Why unit economics matter
Unit economics break your business down to the revenue and cost associated with a single customer or transaction. When these per-unit numbers are healthy, scaling becomes a financial lever instead of a risk.
When they’re poor, higher revenue can actually accelerate losses.
Core metrics every startup should track
– Customer Acquisition Cost (CAC): Total marketing and sales spend divided by new customers acquired. Use this to judge channel efficiency.
– Lifetime Value (LTV): Net revenue expected from a customer over their relationship with your startup, after direct costs. LTV should cover CAC and contribute to fixed costs.
– LTV:CAC ratio: A quick health check. A ratio comfortably above 1 indicates payback over time; many investors look for a ratio that suggests scalable economics.
– Gross Margin: Revenue minus cost of goods sold (COGS) as a percentage of revenue. High gross margins give you room to invest in growth.
– Payback period: Months required to recoup CAC from gross contribution margin. Shorter is better for capital efficiency.
– Burn rate and runway: Monthly cash outflows and how many months your cash reserves will last at the current burn. These determine urgency for fundraising or cost action.
Practical levers to improve unit economics
1. Optimize acquisition channels
– Double down on channels with the lowest CAC and highest LTV. Test channel mixes and attribute properly.
– Increase organic and referral strategies to reduce paid dependency.
2.
Improve retention and monetization
– Focus on onboarding, product engagement, and customer success to extend LTV.
– Introduce tiered pricing, upsells, and add-ons that increase average revenue per user (ARPU).
3. Reduce variable costs
– Negotiate supplier terms, improve procurement, and automate repetitive processes to lower COGS.
– Consider strategic outsourcing for non-core activities.
4. Tighten unit-level margins before scaling

– Ensure each new customer adds positive gross contribution; growth is cheaper when units are already profitable.
– Model scenarios: what happens to cash flow if acquisition doubles? If churn increases by a few points?
5. Extend runway with smart financial moves
– Prioritize revenue-generating projects over speculative product bets when cash is tight.
– Consider convertible notes, revenue-based financing, or strategic partnerships that defer equity dilution.
Communicate metrics to stakeholders
Investors and key hires want to see clear, repeatable economics. Build a one-page metrics dashboard showing CAC, LTV, gross margin, payback period, burn, and runway. Use cohorts to demonstrate improvement over time and show which product changes or marketing experiments produced tangible gains.

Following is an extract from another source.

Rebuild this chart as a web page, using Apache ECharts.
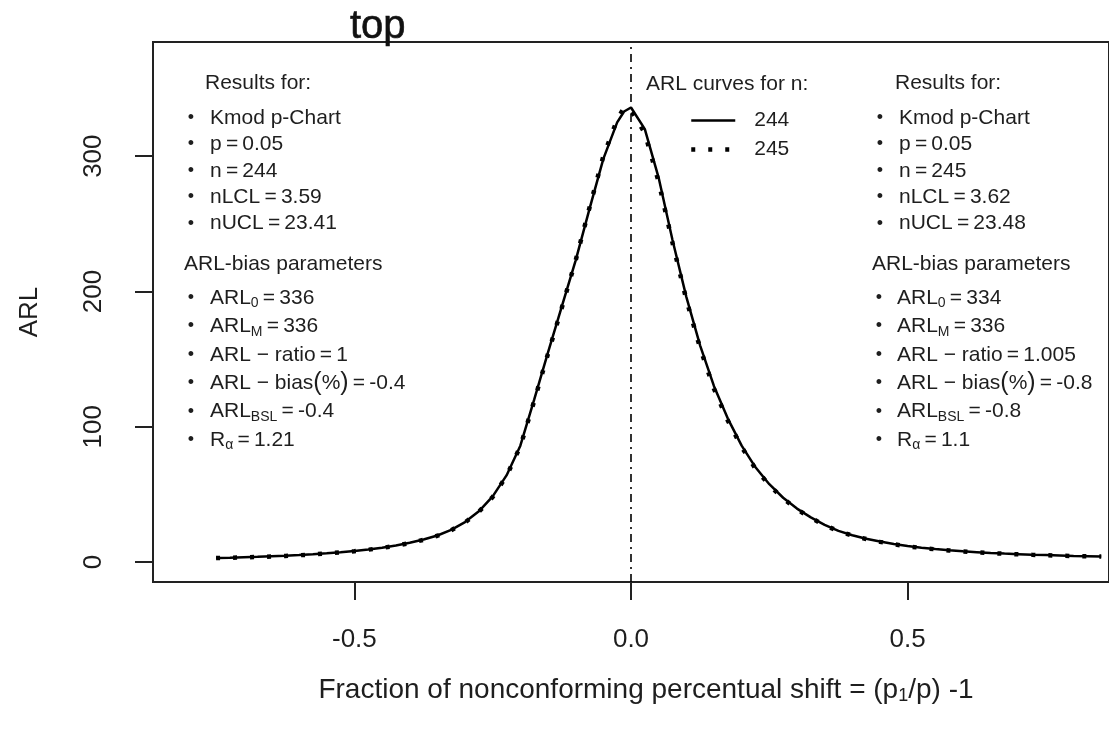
<!DOCTYPE html>
<html>
<head>
<meta charset="utf-8">
<script src="https://cdn.jsdelivr.net/npm/echarts@6/dist/echarts.min.js"></script>
<style>
  html, body { margin: 0; padding: 0; background: #fff; }
  #chart { width: 1109px; height: 731px; }
</style>
</head>
<body>
<div id="chart"></div>
<script>
// Fraction of nonconforming shift (p1/p - 1)
const shift = [
  -0.750, -0.725, -0.700, -0.675, -0.650, -0.625, -0.600, -0.575, -0.550, -0.525,
  -0.500, -0.475, -0.450, -0.425, -0.400, -0.375, -0.350, -0.325, -0.300, -0.275,
  -0.250, -0.225, -0.200, -0.175, -0.150, -0.125, -0.100, -0.075, -0.050, -0.025,
  -0.0125, 0.000,
  0.025, 0.050, 0.075, 0.100, 0.125, 0.150, 0.175, 0.200, 0.225, 0.250,
  0.275, 0.300, 0.325, 0.350, 0.375, 0.400, 0.425, 0.450, 0.475, 0.500,
  0.525, 0.550, 0.575, 0.600, 0.625, 0.650, 0.675, 0.700, 0.725, 0.750,
  0.775, 0.800, 0.825, 0.850
];

// ARL curve, n = 244
const arl244 = [
  3.0, 3.2, 3.5, 3.8, 4.2, 4.6, 5.1, 5.7, 6.4, 7.2,
  8.2, 9.3, 10.6, 12.2, 14.2, 16.6, 19.6, 23.8, 29.5, 37.5,
  48.5, 64, 86, 120, 155, 189, 223, 261, 298, 325,
  333, 336,
  320, 284, 238, 196, 160, 130, 106, 86, 70, 57.5,
  47.5, 39.5, 33, 27.5, 23, 19.8, 17.2, 15.1, 13.3, 11.8,
  10.6, 9.6, 8.7, 7.9, 7.3, 6.7, 6.2, 5.8, 5.4, 5.1,
  4.8, 4.5, 4.3, 4.1
];

// ARL curve, n = 245
const arl245 = [
  2.9, 3.1, 3.4, 3.7, 4.1, 4.5, 5.0, 5.6, 6.3, 7.1,
  8.0, 9.1, 10.4, 12.0, 14.0, 16.4, 19.4, 23.5, 29.2, 37.1,
  48.1, 63.5, 85.5, 119, 154, 188, 223, 262, 300, 327,
  336, 334,
  317, 281, 236, 194, 158, 128, 104.5, 85, 69, 56.8,
  47, 39, 32.6, 27.2, 22.8, 19.6, 17.0, 14.9, 13.1, 11.6,
  10.4, 9.4, 8.5, 7.8, 7.2, 6.6, 6.1, 5.7, 5.3, 5.0,
  4.7, 4.4, 4.2, 4.0
];

const seriesNames = ['244', '245'];
const centerShift = 0;

const xTicks = [-0.5, 0, 0.5];
const xTickLabels = ['-0.5', '0.0', '0.5'];
const yTicks = [0, 100, 200, 300];
const yTickLabels = ['0', '100', '200', '300'];

const chartTitle = 'top';
const xTitle = 'Fraction of nonconforming percentual shift = (p{s|1}/p) -1';
const yTitle = 'ARL';
const legendTitle = 'ARL curves for n:';

// Annotation blocks ({s|...} marks a subscript, {b|...} a large bracket)
const resultsHeader = 'Results for:';
const biasHeader = 'ARL-bias parameters';
const resultsLeft = ['Kmod p-Chart', 'p\u2009=\u20090.05', 'n\u2009=\u2009244', 'nLCL\u2009=\u20093.59', 'nUCL\u2009=\u200923.41'];
const biasLeft = [
  'ARL{s|0}\u2009=\u2009336',
  'ARL{s|M}\u2009=\u2009336',
  'ARL \u2212 ratio\u2009=\u20091',
  'ARL \u2212 bias{b|(}%{b|)}\u2009=\u2009-0.4',
  'ARL{s|BSL}\u2009=\u2009-0.4',
  'R{s|\u03b1}\u2009=\u20091.21'
];
const resultsRight = ['Kmod p-Chart', 'p\u2009=\u20090.05', 'n\u2009=\u2009245', 'nLCL\u2009=\u20093.62', 'nUCL\u2009=\u200923.48'];
const biasRight = [
  'ARL{s|0}\u2009=\u2009334',
  'ARL{s|M}\u2009=\u2009336',
  'ARL \u2212 ratio\u2009=\u20091.005',
  'ARL \u2212 bias{b|(}%{b|)}\u2009=\u2009-0.8',
  'ARL{s|BSL}\u2009=\u2009-0.8',
  'R{s|\u03b1}\u2009=\u20091.1'
];

// ---- styling / layout ----
const FONT = '"Liberation Sans", Arial, sans-serif';
const INK = '#1e1e1e';
const NOTE_SIZE = 21;
const SOLID = { color: '#000', width: 2.5, type: 'solid' };
const DOTTED = { color: '#000', width: 4.5, type: [4, 13] };
const richNote = {
  s: { fontSize: 14, fontFamily: FONT, fill: INK, color: INK, lineHeight: 24, padding: [11, 0, 0, 0] },
  b: { fontSize: 25, fontFamily: FONT, fill: INK, color: INK, lineHeight: 24 }
};

function note(x, y, text, size) {
  return {
    type: 'text', x: x, y: y, silent: true, z: 10,
    style: {
      text: text, fill: INK, fontSize: size || NOTE_SIZE, fontFamily: FONT,
      lineHeight: 24, rich: richNote,
      align: 'left', verticalAlign: 'middle', textAlign: 'left', textVerticalAlign: 'middle'
    }
  };
}
function bullet(x, y) {
  return {
    type: 'text', x: x, y: y, silent: true, z: 10,
    style: { text: '\u2022', fill: INK, fontSize: 18, fontFamily: FONT,
      align: 'center', verticalAlign: 'middle', textAlign: 'center', textVerticalAlign: 'middle' }
  };
}
function block(xHead, xBullet, xText, yHead, yFirst, step, headText, lines) {
  const out = [note(xHead, yHead, headText)];
  lines.forEach(function (t, i) {
    const y = yFirst + step * i;
    out.push(bullet(xBullet, y));
    out.push(note(xText, y, t));
  });
  return out;
}

const graphics = []
  .concat(block(205, 191, 210, 83, 118, 26.4, resultsHeader, resultsLeft))
  .concat(block(184, 191, 210, 264, 298, 28.4, biasHeader, biasLeft))
  .concat(block(895, 880, 899, 83, 118, 26.4, resultsHeader, resultsRight))
  .concat(block(872, 879, 897, 264, 298, 28.4, biasHeader, biasRight))
  .concat([
    note(646, 84, legendTitle),
    {
      type: 'text', x: 350, y: 27, silent: true,
      style: { text: chartTitle, fill: '#111', fontSize: 40, fontFamily: FONT,
        stroke: '#111', lineWidth: 0.6,
        align: 'left', verticalAlign: 'middle', textAlign: 'left', textVerticalAlign: 'middle' }
    },
    {
      type: 'text', x: 646, y: 690, silent: true,
      style: { text: xTitle, fill: INK, fontSize: 28, fontFamily: FONT, lineHeight: 30,
        rich: { s: { fontSize: 18, fontFamily: FONT, fill: INK, color: INK, lineHeight: 30, padding: [12, 0, 0, 0] } },
        align: 'center', verticalAlign: 'middle', textAlign: 'center', textVerticalAlign: 'middle' }
    },
    {
      type: 'text', x: 30, y: 312, rotation: Math.PI / 2, silent: true,
      style: { text: yTitle, fill: INK, fontSize: 26, fontFamily: FONT,
        align: 'center', verticalAlign: 'middle', textAlign: 'center', textVerticalAlign: 'middle' }
    }
  ]);

function labelFor(ticks, labels) {
  return function (v) {
    let best = 0;
    ticks.forEach(function (t, i) { if (Math.abs(t - v) < Math.abs(ticks[best] - v)) best = i; });
    return labels[best];
  };
}

const chart = echarts.init(document.getElementById('chart'), null, { renderer: 'canvas' });

chart.setOption({
  backgroundColor: '#ffffff',
  animation: false,
  color: ['#000000', '#000000'],
  grid: {
    left: 153, top: 42, right: -9, bottom: 149,
    show: true, borderColor: '#222', borderWidth: 2, backgroundColor: 'transparent'
  },
  xAxis: {
    type: 'value', min: -0.864, max: 0.864,
    axisLine: { show: false, onZero: false },
    splitLine: { show: false },
    axisTick: { show: true, customValues: xTicks, length: 18, inside: false, lineStyle: { color: '#222', width: 2 } },
    axisLabel: { show: true, customValues: xTicks, formatter: labelFor(xTicks, xTickLabels),
      margin: 45, fontSize: 26, fontFamily: FONT, color: INK }
  },
  yAxis: {
    type: 'value', min: -14.78, max: 384.4,
    axisLine: { show: false, onZero: false },
    splitLine: { show: false },
    axisTick: { show: true, customValues: yTicks, length: 18, inside: false, lineStyle: { color: '#222', width: 2 } },
    axisLabel: { show: true, customValues: yTicks, formatter: labelFor(yTicks, yTickLabels),
      rotate: 90, margin: 46, fontSize: 26, fontFamily: FONT, color: INK }
  },
  legend: {
    data: [
      { name: seriesNames[0], lineStyle: SOLID },
      { name: seriesNames[1], lineStyle: DOTTED }
    ],
    orient: 'vertical', left: 689, top: 110, padding: 0,
    itemWidth: 44, itemHeight: 10, itemGap: 8,
    selectedMode: false,
    itemStyle: { color: 'rgba(0,0,0,0)', borderWidth: 0, opacity: 0 },
    textStyle: { fontSize: NOTE_SIZE, fontFamily: FONT, color: INK, lineHeight: 18, padding: [0, 0, 0, 14] }
  },
  series: [
    {
      name: seriesNames[0], type: 'line',
      data: shift.map(function (x, i) { return [x, arl244[i]]; }),
      symbol: 'none', showSymbol: false, smooth: false, z: 3,
      itemStyle: { color: '#000' },
      lineStyle: SOLID,
      markLine: {
        silent: true, symbol: ['none', 'none'],
        label: { show: false },
        lineStyle: { color: '#000', width: 1.6, type: [8, 5, 2, 5] },
        data: [{ xAxis: centerShift }]
      }
    },
    {
      name: seriesNames[1], type: 'line',
      data: shift.map(function (x, i) { return [x, arl245[i]]; }),
      symbol: 'none', showSymbol: false, smooth: false, z: 4,
      itemStyle: { color: '#000' },
      lineStyle: DOTTED
    }
  ],
  graphic: graphics
});
</script>
</body>
</html>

Culture and decision-making
Embed metrics into daily decisions without letting them stifle innovation. Encourage experiments with clear success criteria and short feedback loops. Reward teams for improving per-customer profitability as well as top-line growth.
A healthy balance between growth and profitability makes fundraising easier, reduces pressure during market swings, and positions the company for strategic options—acquisition, partnership, or independent scaling. Start with reliable measurement, iterate on levers that move the needle, and make profitability a strategic priority rather than an afterthought.